The lady from CYFS was so
grateful and couldn't believe I would do that . But I was so honoured to be
asked to do that. I was so excited I went up by myself the kids where at school
and Hayden at work. I was told he was prem and was tiny and weighed about 4lbs
and was double the weight he was born. He was born at 28weeks. And he was a lil
fighter!! When I first saw him yes I
fell in love I really did!! I actually had the biggest smile on my face and
couldn’t get ova how tiny he really was. He also was so dark he was Indian,
Maori mixed baby and he was BEAUTIFUL!!!!!! I felt like a proud mum meeting her
baby for the first time. It was sad to see other babies cribs fulled with gifts
toys etc.. from there loving families and his was kinda empty. I felt so
blessed to be asked to love on this precious new life. As I was standing there
in the special care unit holding him God reminded me of a dream He had given me
about a month before. It was a very clear dream and so real I told Hayden and a
couple of friends about it . Because in this dream I was in a room much like
this one I was holding this beautiful dark
baby boy. As a lot of my friends know I have a huge heart for Africa so I
thought in my dream maybe this is an African baby but he was clearly not he had
a different look.
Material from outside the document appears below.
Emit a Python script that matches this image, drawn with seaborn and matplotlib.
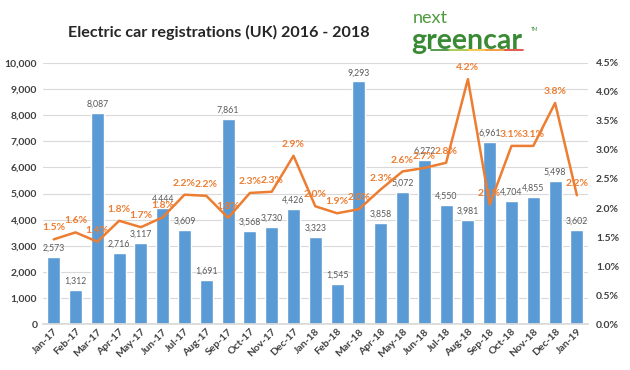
import matplotlib

matplotlib.use("Agg")
import matplotlib.pyplot as plt
import numpy as np
import pandas as pd
import seaborn as sns

# --- Data ---
MONTHS = [
    "Jan-17", "Feb-17", "Mar-17", "Apr-17", "May-17", "Jun-17", "Jul-17",
    "Aug-17", "Sep-17", "Oct-17", "Nov-17", "Dec-17", "Jan-18", "Feb-18",
    "Mar-18", "Apr-18", "May-18", "Jun-18", "Jul-18", "Aug-18", "Sep-18",
    "Oct-18", "Nov-18", "Dec-18", "Jan-19",
]
REGISTRATIONS = [
    2573, 1312, 8087, 2716, 3117, 4444, 3609, 1691, 7861, 3568, 3730, 4426,
    3323, 1545, 9293, 3858, 5072, 6272, 4550, 3981, 6961, 4704, 4855, 5498, 3602,
]
MARKET_SHARE = [
    1.46, 1.58, 1.42, 1.78, 1.67, 1.84, 2.23, 2.21, 1.83, 2.26, 2.28, 2.90,
    2.03, 1.91, 1.98, 2.32, 2.63, 2.69, 2.78, 4.22, 2.06, 3.07, 3.07, 3.81, 2.22,
]

BAR_COLOR = "#5B9BD5"
LINE_COLOR = "#ED7D31"
TEXT_COLOR = "#404040"
FONT = ["Lato", "DejaVu Sans"]

sns.set_theme(style="white")
plt.rcParams["font.family"] = FONT

df = pd.DataFrame({"month": MONTHS, "regs": REGISTRATIONS, "share": MARKET_SHARE})
x = np.arange(len(df))

fig = plt.figure(figsize=(6.3, 3.7), dpi=100)
ax = fig.add_axes([0.068, 0.124, 0.865, 0.706])

sns.barplot(data=df, x="month", y="regs", color=BAR_COLOR, width=0.6,
            saturation=1, ax=ax, zorder=2)
ax.set_ylim(0, 10000)
ax.set_xlim(-0.5, len(df) - 0.5)
ax.set_yticks(np.arange(0, 10001, 1000))
ax.set_yticklabels([f"{v:,}" for v in range(0, 10001, 1000)])
ax.yaxis.grid(True, color="#D9D9D9", linewidth=0.8, zorder=0)
ax.set_axisbelow(True)
ax.set_xlabel("")
ax.set_ylabel("")
for side in ["top", "right", "left"]:
    ax.spines[side].set_visible(False)
ax.spines["bottom"].set_color("#D9D9D9")
ax.tick_params(axis="y", length=0, labelsize=7.5, labelcolor=TEXT_COLOR, pad=4)
ax.tick_params(axis="x", length=0, labelsize=7.5, labelcolor=TEXT_COLOR, pad=2)
for lbl in ax.get_yticklabels() + ax.get_xticklabels():
    lbl.set_fontweight("bold")
plt.setp(ax.get_xticklabels(), rotation=45, ha="right", rotation_mode="anchor")

# small tick marks between categories, as in the Excel original
ax.set_xticks(np.arange(-0.5, len(df), 1), minor=True)
ax.tick_params(axis="x", which="minor", length=3, color="#F4B183", width=0.8)

ax.bar_label(ax.containers[0], labels=[f"{v:,}" for v in REGISTRATIONS],
             fontsize=6.3, color="#595959", padding=3)

# --- Market share line on the secondary axis ---
ax2 = ax.twinx()
sns.lineplot(x=x, y=df["share"], color=LINE_COLOR, linewidth=1.8, ax=ax2)
ax2.set_ylim(0, 4.5)
ax2.set_yticks(np.arange(0, 4.51, 0.5))
ax2.set_yticklabels([f"{v:.1f}%" for v in np.arange(0, 4.51, 0.5)])
ax2.set_ylabel("")
for side in ["top", "right", "left", "bottom"]:
    ax2.spines[side].set_visible(False)
ax2.tick_params(axis="y", length=0, labelsize=7.5, labelcolor=TEXT_COLOR, pad=6)
for lbl in ax2.get_yticklabels():
    lbl.set_fontweight("bold")

for xi, v in zip(x, MARKET_SHARE):
    ax2.annotate(f"{v:.1f}%", (xi, v), xytext=(0, 5), textcoords="offset points",
                 ha="center", va="bottom", fontsize=7.5, fontweight="bold",
                 color=LINE_COLOR)

# --- Title and logo ---
fig.text(0.108, 0.912, "Electric car registrations (UK) 2016 - 2018",
         fontsize=11.6, fontweight="bold", color="#262626", va="center")

fig.text(0.655, 0.952, "next", fontsize=13, color="#4E9A3E", va="center")
fig.text(0.652, 0.89, "greencar", fontsize=20.5, color="#3A8A35", va="center",
         fontweight="bold")
fig.text(0.842, 0.92, "TM", fontsize=3.5, color="#3A8A35", va="center")
seg_colors = ["#3A8A35", "#9BC53D", "#F2C12E", "#F28C28", "#E03C31"]
x0, x1 = 0.684, 0.83
step = (x1 - x0) / len(seg_colors)
for i, c in enumerate(seg_colors):
    fig.add_artist(plt.Line2D([x0 + i * step, x0 + (i + 1) * step], [0.866, 0.866],
                              color=c, linewidth=1.2, transform=fig.transFigure))

fig.savefig("out.png", dpi=100)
But he was really dark and a boy!!! So right then I called
Hayden and said you remember that dream I had and I reminded him and he buzzed
out with me!! I said it was him!!! We will call this baby lil N as I can’t
really share his real name.The next day I couldn’t wait to get up there I could hardly
sleep because of all the excitement. I toke up heaps of soft toy’s etc.. I
wanted him to look loved by many and he was!!! Hayden and I toke the kids up
they were all excited and had turns giving him cuddles and lots of kisses. I
remember at times feeling kinda sad thinking there was no baby shower for him
no celebration of his birth but I knew heaven was and so where we!!! This lil
life was so worth celebrating!!!I kept trying to tell myself to guard my heart
hold back because we were told we prob only have him for a few weeks maybe a
couple of months at most and that we couldn’t keep him because of our skin
colour YEP!!! U heard me right things are quite different here in NZ!! So I was
trying not to get too attached but it was kinda impossible!!!!! I loved him
from the day I saw him!!! I loved him as if he was my own. He felt like mine
kinda hard to explain. But I knew this was God’s plan especially having the
dream earlier. I felt like a very proud
mum!!!! The weeks turned into months
.....and months. We fell more and more in love with him. It toke its toll on me
a bit the nights especially and been prem and he had a blood count problem I had
to wake him up reg. I became so tired and quite withdrawn from life outside the
home and my health was hit hard!!! So
yeah it cost a lot and the kids and poor Hayden had a very tired and grumpy mum
....but I wouldn’t take it back for anything in fact I would do it all again I think? But my heart is a lil divided on this one though at the mo.